Incidentally, if you're interested in co-authoring a paper, I'm planning a manuscript on my Agtor model (now re-written in Julia from Python) which is will very likely to leverage your work here.

rafaqz commented 4 years ago

That sounds interesting! I also work in ecology/agriculture research in Aus btw :)

My reason for asking is I am writing too many packages... way ahead of what I can publish papers so it's a little concerning they will get scooped before I get the chance to.

Your way of attaching all parameter information might be more robust... I used the FieldMetadata.jl method to avoid having those big structs everywhere, especially as I also attach descriptions and other things for Interact.jl interfaces. But you could use RealParameter with Flatten.jl and just not use FieldMetadata.jl. You can just flatten all RealParameter then map over the tuple for each fieldname:

minvals = map(rp -> rp.min_val, flatten(x, RealParameter))

I should write something to reconstruct individual fieldnames... but you can use Setfield.jl for that too:

params = map((rp, mv) -> @set rp.min_val = mv, flatten(x, RealParameter), min_vals)
x = reconstruct(x, params, RealParameter)

I'm wondering if there is already a straight forward way to collate all FieldMetadata objects and dump out in a single file (maybe with Flatten?)

This part is easy... use metaflatten in Flatten.jl, fieldnameflatten gets the field names.

  1. use metaflatten on your range function
  2. use Flatten.jl to rebuild structs with the parameters. The problem is if you are changing the model composition, you will somehow have to save the structure. Normally I just separate that in the script so the saved parameters are from one model composition only, in separate files for each change.
  3. Rebuilding from 2 is easy, with the same caveat as 2 - use different files for different model compositions. For 1 I would just load the parameters manually into optim or whatever directly without using FieldMetadata.jl - they are for one set model composition anyway.

Saving parameters for varied model composition is going to be the hard part. Need to find a way of storing the tree structure of the model. I wrote this hack to do it with generated julia code: https://github.com/rafaqz/Codify.jl

ConnectedSystems commented 4 years ago

I ramble on for a bit below so feel free to ignore, but thank you very much for your response, it has pointed me in a few good directions and think I can get to a working solution now, even if it will probably not be as general as I would have liked.

Re the paper - let me know if you're keen to be involved/collaborate and I'll keep you posted as I work on this. I'm in the last month-ish of my PhD (which I am doing by publication) and so most of my time is on my last paper (a different paper from the one I spoke to you of) and putting together the thesis. In other words, progress will be relatively slow in the short-term.

With regard to timeline, I'm thinking of submitting a paper introducing Agtor and an example case study to this special issue, although the publication fee is steep.

If you're interested I can contact you directly to give more detail on what I plan to showcase in the paper.
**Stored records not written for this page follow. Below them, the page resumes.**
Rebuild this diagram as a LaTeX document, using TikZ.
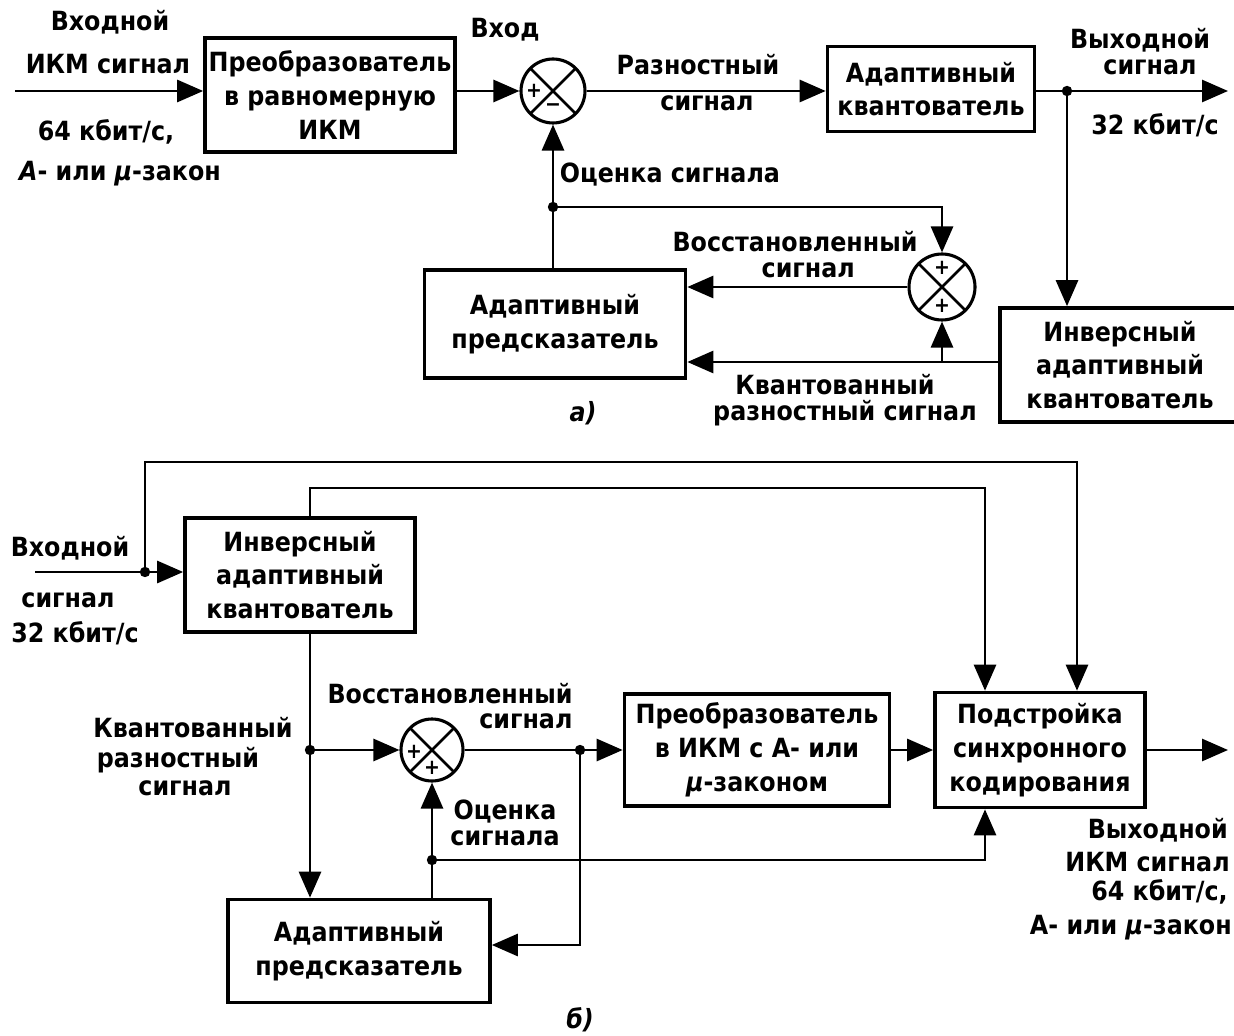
\documentclass[tikz,border=0pt]{standalone}
\usepackage{fontspec}
\setmainfont{DejaVu Sans Condensed}
\usetikzlibrary{arrows.meta,calc}
\newlength\edin
\setlength\edin{0.025cm}
\tikzset{
  blok/.style 2 args={draw, line width=2.6pt, align=center, inner sep=0pt,
    minimum width=#1*\edin, minimum height=#2*\edin},
  summa/.style={circle, draw, line width=2.2pt, inner sep=0pt, minimum size=#1*\edin,
    path picture={\draw[line width=1.8pt]
      (path picture bounding box.north west) -- (path picture bounding box.south east)
      (path picture bounding box.north east) -- (path picture bounding box.south west);}},
  svyaz/.style={line width=2pt},
  strelka/.style={svyaz, -{Triangle[length=0.65cm,width=0.55cm]}},
  znak/.style={inner sep=0pt, font=\bfseries\fontsize{15}{15}\selectfont},
  podpis/.style={inner sep=0pt, align=center}
}
\begin{document}
\begin{tikzpicture}[x=0.025cm, y=-0.025cm, font=\bfseries\fontsize{18.8}{24}\selectfont]
  \useasboundingbox (0,0) rectangle (1234,1036);

  % a) coder
  \node[blok={250}{114}] (preo) at (330,95) {Преобразователь\\в равномерную\\ИКМ};
  \node[summa=64] (sum1) at (553,91) {};
  \node[blok={207}{85}] (kvant) at (931,89) {Адаптивный\\квантователь};
  \node[summa=66] (sum2) at (942,287) {};
  \node[blok={261}{108}] (pred) at (555,324) {Адаптивный\\предсказатель};
  \node[blok={240}{114}] (invkv) at (1120,365) {Инверсный\\адаптивный\\квантователь};
  \node[znak] at ($(sum1)+(-19,0)$) {+};
  \node[znak] at ($(sum1)+(0,17)$) {−};
  \node[znak] at ($(sum2)+(0,-19)$) {+};
  \node[znak] at ($(sum2)+(0,19)$) {+};

  \coordinate (vh1) at (15,91);
  \coordinate (vyh1) at (1228,91);
  \coordinate (j1) at (1067,91);
  \coordinate (j2) at (553,207);
  \coordinate (j3) at (942,362);

  \draw[strelka] (vh1) -- (preo.west |- vh1);
  \draw[strelka] (preo.east |- sum1) -- (sum1);
  \draw[strelka] (sum1) -- (kvant.west |- sum1);
  \draw[strelka] (kvant.east |- j1) -- (vyh1);
  \draw[strelka] (j1) -- (j1 |- invkv.north);
  \draw[svyaz] (invkv.west |- j3) -- (j3);
  \draw[strelka] (j3) -- (pred.east |- j3);
  \draw[strelka] (j3) -- (sum2);
  \draw[strelka] (sum2) -- (pred.east |- sum2);
  \draw[strelka] (pred.north -| sum1) -- (sum1);
  \draw[strelka] (j2) -| (sum2);

  \node[podpis] (vhod1) at (110,22) {Входной};
  \node[podpis] (ikm1) at (108,64) {ИКМ сигнал};
  \node[podpis] (skor1) at (106,132) {64 кбит/с,};
  \node[podpis] (zakon1) at (120,174) {\textit{A}- или \textit{μ}-закон};
  \node[podpis] (vhod) at (505,30) {Вход};
  \node[podpis] (razn) at (698,65) {Разностный};
  \node[podpis] (razn2) at (707,103) {сигнал};
  \node[podpis] (vyhod1) at (1140,40) {Выходной};
  \node[podpis] (vyhod2) at (1150,67) {сигнал};
  \node[podpis] (skor2) at (1155,125) {32 кбит/с};
  \node[podpis] (ocen1) at (670,175) {Оценка сигнала};
  \node[podpis, font=\bfseries\fontsize{18.8}{18.5}\selectfont] (vost1) at (795,255)
    {Восстановленный\\\hspace*{1em}сигнал};
  \node[podpis] (kvs1) at (835,385) {Квантованный};
  \node[podpis] (kvs2) at (845,413) {разностный сигнал};
  \node[podpis] (bukva1) at (583,413) {\textit{а)}};

  % b) decoder
  \node[blok={230}{114}] (inv2) at (300,575) {Инверсный\\адаптивный\\квантователь};
  \node[summa=62] (sum3) at (432,750) {};
  \node[blok={265}{112}] (conv) at (757,750) {Преобразователь\\в ИКМ с А- или\\\textit{μ}-законом};
  \node[blok={210}{115}] (sync) at (1040,750) {Подстройка\\синхронного\\кодирования};
  \node[blok={262}{103}] (pred2) at (359,951) {Адаптивный\\предсказатель};
  \node[znak] at ($(sum3)+(-18,2)$) {+};
  \node[znak] at ($(sum3)+(0,18)$) {+};

  \coordinate (vh2) at (35,572);
  \coordinate (vyh2) at (1228,750);
  \coordinate (j4) at (145,572);
  \coordinate (j5) at (310,750);
  \coordinate (j6) at (580,750);
  \coordinate (j7) at (432,860);
  \coordinate (ug1) at (1077,462);
  \coordinate (ug2) at (985,488);
  \coordinate (ug3) at (580,945);
  \coordinate (ug4) at (985,860);

  \draw[svyaz] (vh2) -- (j4);
  \draw[strelka] (j4) -- (inv2.west |- j4);
  \draw[strelka] (j4) |- (ug1) -- (ug1 |- sync.north);
  \draw[strelka] (inv2.north -| j5) |- (ug2) -- (ug2 |- sync.north);
  \draw[strelka] (inv2.south -| j5) -- (pred2.north -| j5);
  \draw[strelka] (j5) -- (sum3);
  \draw[svyaz] (sum3) -- (j6);
  \draw[strelka] (j6) -- (conv.west |- j6);
  \draw[strelka] (j6) -- (ug3) -- (pred2.east |- ug3);
  \draw[strelka] (conv) -- (sync);
  \draw[strelka] (sync.east |- vyh2) -- (vyh2);
  \draw[strelka] (pred2.north -| sum3) -- (sum3);
  \draw[strelka] (j7) -- (ug4) -- (ug4 |- sync.south);

  % junctions
  \foreach \t in {j1, j2, j4, j5, j6, j7} {
    \fill (\t) circle (0.13cm);
  }

  \node[podpis] (vhod3) at (70,548) {Входной};
  \node[podpis] (vhod4) at (68,600) {сигнал};
  \node[podpis] (skor3) at (75,633) {32 кбит/с};
  \node[podpis, align=right, font=\bfseries\fontsize{18.8}{17.5}\selectfont] (vost3) at (450,706)
    {Восстановленный\\сигнал};
  \node[podpis] (kvs3) at (193,728) {Квантованный};
  \node[podpis] (kvs4) at (178,760) {разностный};
  \node[podpis] (kvs5) at (185,788) {сигнал};
  \node[podpis] (ocen2) at (505,812) {Оценка};
  \node[podpis] (ocen3) at (505,838) {сигнала};
  \node[podpis, anchor=east] (vyhod3) at (1228,830) {Выходной};
  \node[podpis, anchor=east] (ikm2) at (1230,862) {ИКМ сигнал};
  \node[podpis, anchor=east] (skor4) at (1228,892) {64 кбит/с,};
  \node[podpis, anchor=east] (zakon2) at (1232,928) {А- или \textit{μ}-закон};
  \node[podpis] (bukva2) at (580,1020) {\textit{б)}};
\end{tikzpicture}
\end{document}
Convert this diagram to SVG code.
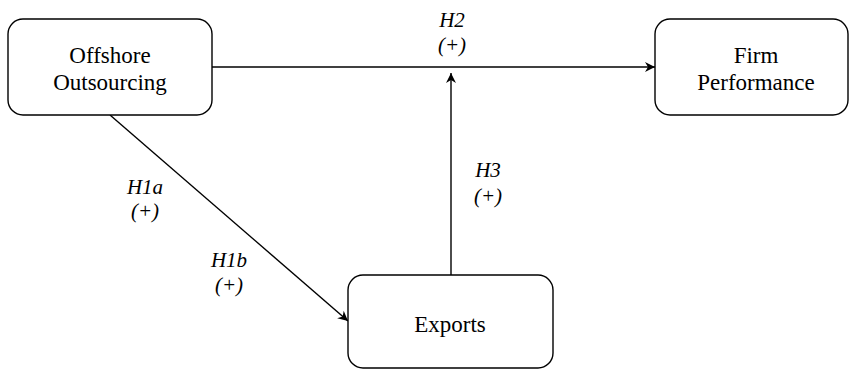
<svg xmlns="http://www.w3.org/2000/svg" width="850" height="370" viewBox="0 0 850 370">
  <style>
    .box { fill: #ffffff; stroke: #000000; stroke-width: 1.4; }
    .node-text { font-family: "Liberation Serif", "Times New Roman", serif; font-size: 23px; fill: #000000; text-anchor: middle; }
    .label { font-family: "Liberation Serif", "Times New Roman", serif; font-size: 21px; font-style: italic; fill: #000000; text-anchor: middle; }
    .edge { fill: none; stroke: #000000; stroke-width: 1.4; marker-end: url(#arrow); }
  </style>
  <defs>
    <marker id="arrow" viewBox="0 0 10 10" refX="10" refY="5" markerWidth="12" markerHeight="10" markerUnits="userSpaceOnUse" orient="auto">
      <path d="M0,0 L10,5 L0,10 L3,5 Z" fill="#000000"/>
    </marker>
  </defs>
  <rect width="850" height="370" fill="#ffffff"/>

  <g id="connectors">
    <line class="edge" x1="212" y1="67" x2="655" y2="67"/>
    <line class="edge" x1="451" y1="275" x2="451" y2="73"/>
    <line class="edge" x1="110" y1="115" x2="348" y2="321"/>
  </g>

  <g id="labels">
    <text class="label" x="452" y="27">H2</text>
    <text class="label" x="452" y="52">(+)</text>
    <text class="label" x="145" y="194">H1a</text>
    <text class="label" x="145" y="218">(+)</text>
    <text class="label" x="229" y="267">H1b</text>
    <text class="label" x="229" y="292">(+)</text>
    <text class="label" x="488" y="177">H3</text>
    <text class="label" x="488" y="203">(+)</text>
  </g>

  <g id="node-offshore">
    <rect class="box" x="8" y="19" width="204" height="96" rx="15" ry="15"/>
    <text class="node-text" x="110" y="63">Offshore</text>
    <text class="node-text" x="110" y="90">Outsourcing</text>
  </g>

  <g id="node-firm">
    <rect class="box" x="655" y="19" width="193" height="96" rx="15" ry="15"/>
    <text class="node-text" x="756" y="63">Firm</text>
    <text class="node-text" x="756" y="90">Performance</text>
  </g>

  <g id="node-exports">
    <rect class="box" x="348" y="275" width="205" height="93" rx="15" ry="15"/>
    <text class="node-text" x="450" y="332">Exports</text>
  </g>
</svg>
While the model composition does change dynamically, I don't necessarily have to keep track of the change in structure because for a particular batch of model runs it will be the same.

I think I've got the beginnings of an approach worked out in a way that doesn't directly require the Flatten family of packages, but the approach definitely is fairly specific to my use case and could be better generalised. For one, I rely on a semantic naming structure to map a parameter to its instance/value (explained with example below**).

I've reworked things a little so that I can generate an array of the different parameter types and extract the min/max values out where relevant from a directory of YAML files. This solves 1 in my original post.

The pipeline essentially is:

[directory of YAML files] 
-> parse YAML file and extract Real/Constant/Categorical parameter types 
-> Create dataframe of `p` columns where `p` is total number of parameters
-> generate `N` samples for Real and Categoricals between min/max and fill in dataframe
-> fill columns for Constants with respective values

Each column represents a parameter, and each row represents a combination of values for a model run (as the approach I apply is exploratory modelling and analysis), and the name of the column maps back to its (nested) object structure, e.g** Irrigation___gravity__capital_cost where Irrigation is the struct, gravity is the name of the specific instance (also given in the YAML), and capital_cost is a property.

In running the model, I'd take a row of values and generate a model instance using those values. I'm only up to step 2 above, but I can see where Codify.jl will fit into this flow.

It's actually pretty cool as it means I can potentially save the exact model used to be regenerated alongside any results

rafaqz commented 4 years ago

Ok I've been thinking about loading metadata from a csv. It should actually be pretty easy, something like:


# Load CSV to data frame. This is psedudocode:
df = CSV("myparams.csv") |> DataFrame # Or whatever the command is
for i in 1:nrows
    # We need to have stored the type, field and bounds/default/whatever metadata you need. 
    # Again psedudocode:
    fn = df.fieldnames[i]
    typ = df.typ[i]
    default = df.defaults[i]
    bounds = df.bounds[i]
    # Then @eval to write new function code with the DataFrame data 
    # Might need `QuoteNode` or something on $fn.
    @eval begin
        FieldMetadata.default(::$typ, ::Val{$fn}}) = $default 
        FieldMetadata.bounds(::$typ, ::Val{$fn}) = $bounds 
    end
end

We could make a wrapper macro that does this.

Also FYI, there are some syntax changes in 0.2, should make things a bit cleaner but will require some updates to your scripts.

ConnectedSystems commented 4 years ago

Thanks for the heads up @rafaqz.

Things are really heating up now on the PhD front so I'll be relatively quiet on this for a bit. I'll come back to it asap. Thanks for all your input!